Monday, September 26, 2011

Red John and the Writer’s Obligation

If you know who Red John is, you know I’m going to talk about the TV mystery show, THE MENTALIST.  If you’ve not seen the season opener, spoilers abound.  Read at your own risk.  (You can watch the season premier for free on the CBS website.)
If you don’t watch THE MENTALIST, I’ll try to give you enough information so you can connect what I’m saying to your own writing.
The Primary Backstory to THE MENTALIST.
Patrick Jane, a pretend-psychic/conman with an extraordinary ability to read people’s hidden physical communication and personalities, makes the mistake of saying publicly that he will help the police catch Red John, a brilliant serial killer who vivisects his female victims.  

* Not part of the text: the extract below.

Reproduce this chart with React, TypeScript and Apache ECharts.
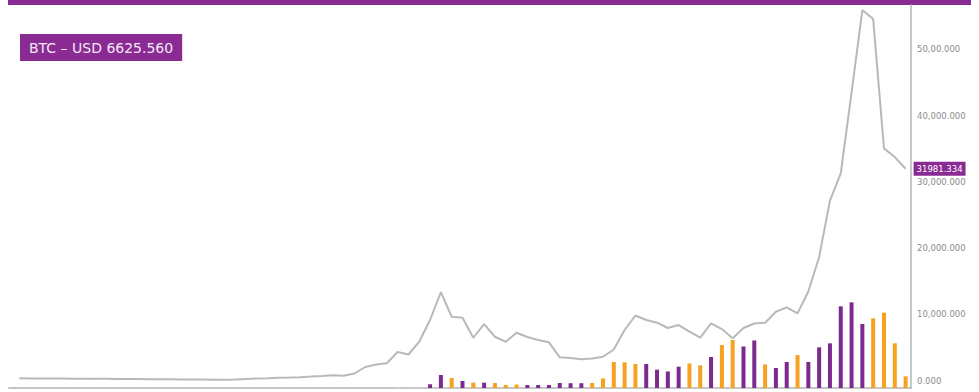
import React, { useEffect, useRef } from "react";
import * as echarts from "echarts";

// BTC price line (83 periods)
const price = [
  330, 320, 310, 300, 290, 280, 270, 260, 250, 240, 230, 220, 205, 190, 175, 160, 150, 140, 130, 130,
  150, 230, 300, 350, 410, 450, 500, 590, 690, 800, 710, 1060, 2040, 2420, 2600,
  4300, 3930, 5890, 9140, 13360, 9630, 9480, 6460, 8530, 6610, 5860, 7220, 6570, 6120, 5770,
  3500, 3400, 3200, 3320, 3590, 4680, 7630, 9820, 9140, 8730, 7930, 8380, 7400, 6490, 8640,
  7780, 6370, 7930, 8610, 8730, 10390, 11050, 10150, 13440, 18650, 27180, 31290, 43500, 55950, 54590,
  35060, 33750, 31981.334,
];

const categories = price.map((_, i) => String(i + 1));

// volume bars start at this period index
const volumeStart = 35;
const volume = [
  120, 120, 120, 560, 1950, 1500, 1050, 800, 800, 750, 450, 520, 450, 450, 450, 750, 720, 720, 750,
  1430, 3900, 3850, 3600, 3600, 2750, 2480, 3200, 3680, 3400, 4650, 6450, 7200, 6230, 7130, 3530,
  3000, 3900, 4950, 3900, 6100, 6700, 12250, 12850, 9600, 10450, 11300, 6700, 1750,
];
const volumeSide = [
  "g", "g", "g", "p", "p", "o", "p", "o", "p", "o", "o", "o", "p", "p", "p", "p", "p", "p", "o",
  "o", "o", "o", "o", "p", "p", "p", "p", "o", "o", "p", "o", "o", "p", "p", "o",
  "p", "p", "o", "p", "p", "p", "p", "p", "p", "o", "o", "o", "o",
];

const tickValues = [0, 10000, 20000, 30000, 40000, 50000];
const tickLabels = ["0.000", "10,000.000", "20,000.000", "30,000.000", "40,000.000", "50,00.000"];

const headerText = "BTC – USD 6625.560";
const lastPriceText = "31981.334";

const PURPLE = "#8a2a93";
const BAR_PURPLE = "#7b2a8e";
const BAR_ORANGE = "#f6a11f";
const BAR_GRAY = "#d6d6d6";

export default function App() {
  const ref = useRef<HTMLDivElement>(null);

  useEffect(() => {
    document.body.style.margin = "0";
    if (!ref.current) return;
    const chart = echarts.init(ref.current, undefined, { renderer: "svg" });

    const sideColor: Record<string, string> = { p: BAR_PURPLE, o: BAR_ORANGE, g: BAR_GRAY };
    const barData = categories.map((_, i) => {
      const k = i - volumeStart;
      if (k < 0 || k >= volume.length) return null;
      return { value: volume[k], itemStyle: { color: sideColor[volumeSide[k]] } };
    });

    chart.setOption({
      animation: false,
      backgroundColor: "#ffffff",
      title: {
        text: headerText,
        left: 20,
        top: 34,
        padding: [7, 9, 6, 9],
        backgroundColor: PURPLE,
        textStyle: {
          color: "#f4e8f7",
          fontFamily: "DejaVu Sans",
          fontSize: 14,
          fontWeight: "normal",
        },
      },
      graphic: [
        { type: "rect", shape: { x: 8, y: 0, width: 963, height: 5 }, style: { fill: PURPLE }, silent: true },
        { type: "line", shape: { x1: 8, y1: 388, x2: 15, y2: 388 }, style: { stroke: "#b4b4b4", lineWidth: 1.5 }, silent: true },
      ],
      grid: { left: 14, right: 68, top: 5, bottom: 4 },
      xAxis: {
        type: "category",
        data: categories,
        boundaryGap: true,
        axisLine: { show: true, onZero: false, lineStyle: { color: "#b4b4b4", width: 1.5 } },
        axisTick: { show: false },
        axisLabel: { show: false },
        splitLine: { show: false },
      },
      yAxis: [
        {
          type: "value",
          position: "right",
          min: -1130,
          max: 56720,
          axisLine: { show: true, lineStyle: { color: "#b4b4b4", width: 1.5 } },
          axisTick: { show: false },
          splitLine: { show: false },
          axisLabel: {
            customValues: tickValues,
            margin: 6,
            color: "#8c8c8c",
            fontFamily: "DejaVu Sans",
            fontSize: 8.5,
            formatter: (v: number) => {
              const idx = tickValues.indexOf(v);
              return idx >= 0 ? tickLabels[idx] : "";
            },
          },
        },
        {
          type: "value",
          min: 0,
          max: 57450,
          show: false,
          splitLine: { show: false },
        },
      ],
      series: [
        {
          type: "bar",
          yAxisIndex: 1,
          data: barData,
          barWidth: 4,
          z: 1,
        },
        {
          type: "line",
          data: price,
          symbol: "none",
          z: 2,
          lineStyle: { color: "#b9b9b9", width: 2 },
          endLabel: {
            show: true,
            formatter: () => lastPriceText,
            distance: 8,
            backgroundColor: PURPLE,
            color: "#ffffff",
            padding: [3, 3, 2, 3],
            fontFamily: "DejaVu Sans",
            fontSize: 8.5,
          },
        },
      ],
    });

    return () => chart.dispose();
  }, []);

  return <div ref={ref} style={{ width: 979, height: 392 }} />;
}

Patrick returns home to find his beloved wife and young daughter murdered by Red John.  To save his teetering sanity as well as seek revenge, he joins a special unit of the California State Police which handles the most difficult murder cases.  He swears he will kill Red John when he finds him.
His success rate at solving murders is phenomenal, but his fondness for using others and playing cruel games with people’s emotions makes him unlikable and a thorn in the side of any powerful person he comes in contact with.  
Red John plays his own games with Patrick by using other killers to taunt him and to make him fear for the safety of anyone he cares about.
The Big Twist
Last season involved a whole season story arc about a murder inside of the police station of one of Red John’s minions who has been captured and who would have given Patrick and the police clues to Red John’s identity.  They must discover who the murderer/mole within the department is.  
In the final episode, Patrick lures out the mole and Red John.  Patrick and his nemesis, a bland-looking and successful businessman, come face to face in a mall food court where his nemesis admits who he is and tells Patrick details only he would know about the brutal murder of Patrick’s family.  As Red John who is armed turns to leave, Patrick uses his hidden gun to kill him, then sits down and waits for the authorities to arrest him.
In the season premier, Patrick is in jail and waiting for his trial.  The state hierarchy is so busy protecting their rears that they have done nothing to prove Patrick’s story to be true, and his victim doesn’t appear to be a cold-blooded serial killer.  Patrick’s friends on his police team go behind their superiors’ backs and with Jane’s help prove that the dead man and his wife kidnap and kill women in a hidden room in their basement.
The jury finds him innocent because of his belief that he had a right to stop the man who had killed his family and planned to keep killing.
Patrick then tells his partner Lisbon that the man wasn’t Red John, after all.
Writer Obligations
Quite a surprise twist, wasn’t it?
But did it work?
Yes.
Was it fair?
Absolutely not.
If a writer is fair to his reader, the clues to the twist have been planted all along, and when the reader looks back, he can see plainly what he’s ignored as unimportant or misread.  
Think about Snape in the Harry Potter novels.  The clues to his big surprise are planted through the novels.  Or Bruce Willis’ character in THE SIXTH SENSE.  His big twist is laid out long before the big tah-dah of the revelation of what he is.
In THE MENTALIST, the surprise twist of not-Red John had no clues that pointed to that fact up to murder in the mall.  All the clues said that the man was Red John.  
The writers and runners of the show had said more than once before and after the airing of the show that it was Red John who died which is a second betrayal of fans.  
The season premier tossed out a few clues to not-Red John, but they were too little and too late in regaining my trust in their honest storytelling.  
Will I continue watching after being betrayed so completely?  I’m not really sure.  
Would I ever write a story that was so unfair or read the author again if they cheated like that?  Absolutely not.
Now, I toss this out to you.  Do you think the writers played fair and did the big twist work?